Vasant Narasimhan - Novartis AG - CEO

Let me try one more time, Maria. When you think about radiopharmaceuticals traditionally conceived, you’re infusing a radioactive compound systemically IV. And those radioactive compounds have certain affinities. So radium has affinity in places where there is calcium. So radium builds up in the bone. So you have systemic side effects. And if you don’t have a very targeted approach to all of where you find the relevant cancer because this is really infusing a radioactive agent. Radioligand therapy, which is what we do with Advanced Accelerator Applications and what we do here with Endocyte, links a scientifically well-understood ligand that’s specific to a specific cancer that links to a radioactive particle through conjugation chemistry. In the case of prostate cancer, there is a well-understood androgen called prostate-specific membrane antigen, PSMA, which is used as a diagnostic and ultimately used for treating the cancer.
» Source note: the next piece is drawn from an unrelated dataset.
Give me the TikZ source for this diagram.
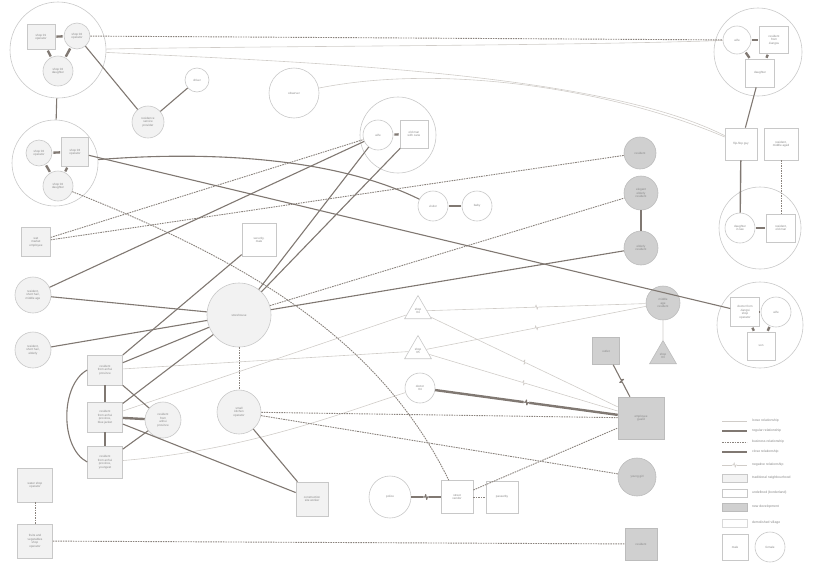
\documentclass[tikz,border=0pt]{standalone}
\usepackage{fontspec}
\setmainfont{Liberation Sans}
\usetikzlibrary{shapes.geometric,decorations.markings}
\definecolor{linec}{RGB}{128,120,114}
\definecolor{dashc}{RGB}{138,131,125}
\definecolor{loosec}{RGB}{208,204,200}
\definecolor{nbord}{RGB}{200,200,200}
\definecolor{tnfill}{RGB}{242,242,242}
\definecolor{ndfill}{RGB}{208,208,208}
\definecolor{ndbord}{RGB}{188,188,188}
\definecolor{txtc}{RGB}{135,135,135}
\newcommand{\ndtxt}{\fontsize{3}{3.5}\selectfont}
\newcommand{\lgtxt}{\fontsize{3.4}{4}\selectfont}
\begin{document}
\begin{tikzpicture}[x=1pt,y=-1pt,
  every node/.style={text=txtc},
  tn/.style={draw=nbord, fill=tnfill, line width=0.6pt},
  un/.style={draw=nbord, fill=white, line width=0.6pt},
  nd/.style={draw=ndbord, fill=ndfill, line width=0.6pt},
  cir/.style={circle, minimum size=#1, inner sep=0pt, align=center, font=\ndtxt},
  box/.style 2 args={rectangle, minimum width=#1, minimum height=#2, inner sep=0pt, align=center, font=\ndtxt},
  tri/.style={regular polygon, regular polygon sides=3, minimum size=#1, inner sep=0pt, align=center, font=\ndtxt},
  bigc/.style={circle, draw=nbord, line width=0.6pt, minimum size=#1, inner sep=0pt},
  reg/.style={draw=linec, line width=1.1pt},
  biz/.style={draw=dashc, line width=0.9pt, dash pattern=on 1.6pt off 0.9pt},
  closerel/.style={draw=linec, line width=2.4pt},
  loose/.style={draw=loosec, line width=0.6pt},
  negl/.style={postaction={decorate, decoration={markings, mark=at position 0.5 with {\fill[white] (-2.6,-2.4) rectangle (2.6,2.4); \draw[draw=loosec, line width=0.6pt, line join=round] (-2.7,0) -- (-1,0) -- (-0.3,-2.3) -- (0.7,2.3) -- (1.4,0) -- (2.7,0);}}}},
  negd/.style={postaction={decorate, decoration={markings, mark=at position 0.5 with {\fill[white] (-2.8,-2.6) rectangle (2.8,2.6); \draw[draw=linec, line width=1.1pt, line join=round] (-2.9,0) -- (-1,0) -- (-0.3,-2.4) -- (0.7,2.4) -- (1.4,0) -- (2.9,0);}}}},
  legt/.style={anchor=west, font=\lgtxt, inner sep=0pt}
]
\useasboundingbox (0,0) rectangle (826,565);

% ---------- enclosing circles ----------
\node[bigc=96] (C1) at (58,50) {};
\node[bigc=86] (C2) at (55,163) {};
\node[bigc=76] (C3) at (398,135) {};
\node[bigc=88] (C4) at (758,52) {};
\node[bigc=82] (C5) at (760,228) {};
\node[bigc=86] (C6) at (760,325) {};

% ---------- nodes ----------
\node[tn, box={28}{25}] (s1op) at (41,37) {shop 01\\operator};
\node[tn, cir=26] (s2op) at (77,36) {shop 02\\operator};
\node[tn, cir=30] (s2d) at (58,71) {shop 02\\daughter};
\node[tn, cir=26] (c2op) at (39,153) {shop 02\\operator};
\node[tn, box={27}{29}] (c2sq) at (75,152) {shop 03\\operator};
\node[tn, cir=30] (c2d) at (58,186) {shop 02\\daughter};
\node[un, cir=24] (driver) at (197,80) {driver};
\node[tn, cir=32] (rsp) at (148,122) {residence\\service\\provider};
\node[un, cir=50] (observer) at (294,93) {observer};
\node[un, cir=30] (wifeA) at (378,135) {wife};
\node[un, box={28}{28}] (oldman) at (414,134) {old man\\with cane};
\node[nd, cir=32] (resA) at (640,153) {resident};
\node[nd, cir=34] (elegant) at (641,193) {elegant\\elderly\\resident};
\node[nd, cir=34] (elderly) at (641,248) {elderly\\resident};
\node[un, cir=28] (wifeB) at (737,40) {wife};
\node[un, box={29}{27}] (jiangsu) at (774,40) {resident\\from\\Jiangsu};
\node[un, box={29}{28}] (daughterB) at (760,73) {daughter};
\node[un, box={32}{32}] (flip) at (741,144) {flip-flop guy};
\node[un, box={34}{32}] (midage) at (781,144) {resident,\\middle aged};
\node[un, cir=30] (dil) at (740,228) {daughter\\in law};
\node[un, box={29}{28}] (oldmanB) at (781,228) {resident,\\old man};
\node[un, box={29}{29}] (jiangxi) at (745,312) {doctor from\\Jiangxi\\shop\\operator};
\node[un, cir=30] (wifeC) at (776,312) {wife};
\node[un, box={28}{28}] (son) at (761,346) {son};
\node[nd, cir=34] (mobile) at (663,303) {middle\\age\\resident};
\node[nd, tri=31] (shop03) at (663,356) {shop\\03};
\node[nd, box={27}{27}] (outlet) at (606,351) {outlet};
\node[nd, box={46}{42}] (guard) at (641,418) {employee\\guard};
\node[nd, cir=38] (girl) at (637,477) {young girl};
\node[nd, box={32}{32}] (resSq) at (641,544) {resident};
\node[un, cir=30] (visitor) at (433,206) {visitor};
\node[un, cir=30] (baby) at (477,206) {baby};
\node[un, tri=31] (shop04) at (418,311) {shop\\04};
\node[un, tri=31] (shop05) at (418,351) {shop\\05};
\node[un, cir=30] (doctor) at (420,388) {doctor\\04};
\node[tn, box={29}{29}] (wetm) at (36,242) {wet\\market\\employee};
\node[tn, cir=36] (rmid) at (33,295) {resident,\\short hair,\\middle age};
\node[tn, cir=36] (reld) at (33,350) {resident,\\short hair,\\elderly};
\node[un, box={34}{33}] (security) at (259,240) {security,\\male};
\node[tn, cir=64] (store) at (239,315) {storehouse};
\node[tn, box={35}{30}] (ah1) at (105,370) {resident\\from anhui\\province};
\node[tn, box={35}{30}] (ah2) at (105,417) {resident\\from anhui\\province,\\blue jacket};
\node[tn, box={35}{32}] (ah3) at (105,462) {resident\\from anhui\\province,\\youngest};
\node[tn, cir=36] (ahc) at (163,420) {resident\\from\\anhui\\province};
\node[tn, cir=44] (kitchen) at (239,412) {small\\kitchen\\operator};
\node[tn, box={32}{34}] (constr) at (312,499) {construction\\site worker};
\node[un, cir=42] (police) at (390,497) {police};
\node[un, box={32}{33}] (vendor) at (457,497) {street\\vendor};
\node[un, box={32}{32}] (passer) at (502,497) {passerby};
\node[tn, box={35}{34}] (water) at (35,485) {water shop\\operator};
\node[tn, box={35}{34}] (fruits) at (35,541) {fruits and\\vegetables\\shop\\operator};

% ---------- loose relationships ----------
\draw[loose] (C1) .. controls (260,46) and (560,46) .. (wifeB);
\draw[loose] (observer) .. controls (450,62) and (620,92) .. (flip);
\draw[loose] (C1) .. controls (300,62) and (600,72) .. (flip);
\draw[loose] (mobile) -- (shop03);
\draw[loose] (ah2) -- (shop04);
\draw[loose] (ah1) -- (shop05);
\draw[loose] (ah3) .. controls (250,450) and (350,410) .. (doctor);
\draw[loose, negl] (shop04) -- (mobile);
\draw[loose, negl] (shop05) -- (mobile);
\draw[loose, negl] (shop04) -- (guard);
\draw[loose, negl] (shop05) -- (guard);

% ---------- business relationships ----------
\draw[biz] (s2op) -- (wifeB);
\draw[biz] (wetm) -- (wifeA);
\draw[biz] (wetm) -- (resA);
\draw[biz] (store) -- (elegant);
\draw[biz] (store) -- (kitchen);
\draw[biz] (kitchen) -- (guard);
\draw[biz] (kitchen) -- (girl);
\draw[biz] (vendor) -- (guard);
\draw[biz] (vendor) -- (passer);
\draw[biz] (water) -- (fruits);
\draw[biz] (fruits) -- (resSq);
\draw[biz] (midage) -- (oldmanB);
\draw[biz] (c2d) .. controls (250,262) and (380,340) .. (vendor);

% ---------- regular relationships ----------
\draw[reg] (s2op) -- (rsp);
\draw[reg] (driver) -- (rsp);
\draw[reg] (C1) -- (C2);
\draw[reg] (c2sq) -- (jiangxi);
\draw[reg] (C2) .. controls (220,150) and (340,160) .. (visitor);
\draw[reg] (rmid) -- (wifeA);
\draw[reg] (wifeA) -- (store);
\draw[reg] (oldman) -- (store);
\draw[reg] (store) -- (rmid);
\draw[reg] (store) -- (reld);
\draw[reg] (store) -- (ah1);
\draw[reg] (store) -- (ah2);
\draw[reg] (store) -- (elderly);
\draw[reg] (ah1) -- (security);
\draw[reg] (ah1) -- (ahc);
\draw[reg] (ah3) -- (ahc);
\draw[reg] (ah1) -- (ah2);
\draw[reg] (ah2) -- (ah3);
\draw[reg] (ah1.west) .. controls (60,385) and (60,448) .. (ah3.west);
\draw[reg] (ah2) -- (constr);
\draw[reg] (kitchen) -- (constr);
\draw[reg] (elegant) -- (elderly);
\draw[reg] (daughterB) -- (flip);
\draw[reg, line width=1.4pt] (flip) -- (dil);
\draw[reg, negd] (outlet) -- (guard);

% ---------- close relationships ----------
\draw[closerel, shorten >=1pt, shorten <=1pt] (s1op) -- (s2op);
\draw[closerel, shorten >=1pt, shorten <=1pt] (s1op) -- (s2d);
\draw[closerel, shorten >=1pt, shorten <=1pt] (s2op) -- (s2d);
\draw[closerel, shorten >=1pt, shorten <=1pt] (c2op) -- (c2sq);
\draw[closerel, shorten >=1pt, shorten <=1pt] (c2op) -- (c2d);
\draw[closerel, shorten >=1pt, shorten <=1pt] (c2sq) -- (c2d);
\draw[closerel, shorten >=1pt, shorten <=1pt] (wifeA) -- (oldman);
\draw[closerel, shorten >=1pt, shorten <=1pt] (visitor) -- (baby);
\draw[closerel, shorten >=1pt, shorten <=1pt] (wifeB) -- (jiangsu);
\draw[closerel, shorten >=1pt, shorten <=1pt] (wifeB) -- (daughterB);
\draw[closerel, shorten >=1pt, shorten <=1pt] (jiangsu) -- (daughterB);
\draw[closerel, shorten >=1pt, shorten <=1pt] (dil) -- (oldmanB);
\draw[closerel, shorten >=1pt, shorten <=1pt] (jiangxi) -- (wifeC);
\draw[closerel, shorten >=1pt, shorten <=1pt] (jiangxi) -- (son);
\draw[closerel, shorten >=1pt, shorten <=1pt] (wifeC) -- (son);
\draw[closerel] (ah2) -- (ahc);
\draw[closerel, negd] (doctor) -- (guard);
\draw[closerel, negd] (police) -- (vendor);

% ---------- legend ----------
\coordinate (la1) at (722,421); \coordinate (lb1) at (747,421);
\coordinate (la2) at (722,431); \coordinate (lb2) at (747,431);
\coordinate (la3) at (722,442); \coordinate (lb3) at (747,442);
\coordinate (la4) at (722,452); \coordinate (lb4) at (747,452);
\coordinate (la5) at (722,465); \coordinate (lb5) at (747,465);
\draw[loose] (la1) -- (lb1);
\draw[reg] (la2) -- (lb2);
\draw[biz] (la3) -- (lb3);
\draw[closerel] (la4) -- (lb4);
\draw[loose, negl] (la5) -- (lb5);
\node[legt] (t1) at (752,421) {loose relationship};
\node[legt] (t2) at (752,431) {regular relationship};
\node[legt] (t3) at (752,442) {business relationship};
\node[legt] (t4) at (752,452) {close relationship};
\node[legt] (t5) at (752,465) {negative relationship};
\node[tn, box={25}{8}] (sw1) at (734.5,478) {};
\node[un, box={25}{8}] (sw2) at (734.5,493) {};
\node[nd, box={25}{8}] (sw3) at (734.5,507) {};
\node[draw=nbord!70, fill=white, line width=0.6pt, box={25}{8}] (sw4) at (734.5,523) {};
\node[legt] (t6) at (752,478) {traditional neighbourhood};
\node[legt] (t7) at (752,493) {undefined (borderland)};
\node[legt] (t8) at (752,507) {new development};
\node[legt] (t9) at (752,523) {demolished village};
\node[un, box={26}{26}] (male) at (735,547) {male};
\node[un, cir=30] (female) at (770,547) {female};
\end{tikzpicture}
\end{document}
So our aspiration is, based on all the science we understand, is that the these PSMAs are overexpressed prostate cancer cell. So wherever you find prostate cancer in the body, you will be able to treat with radioligand therapy as that by Endocyte. Our expectation is we will be able to work well in bone met, but more importantly, we will work well for anywhere in the body that you find prostate cancer. And then we hope to create overall survival benefit and progression-free survival benefits in the indication of prostate cancer.

 

[Portions of the transcript that are unrelated to the Proposed Acquisition are omitted.]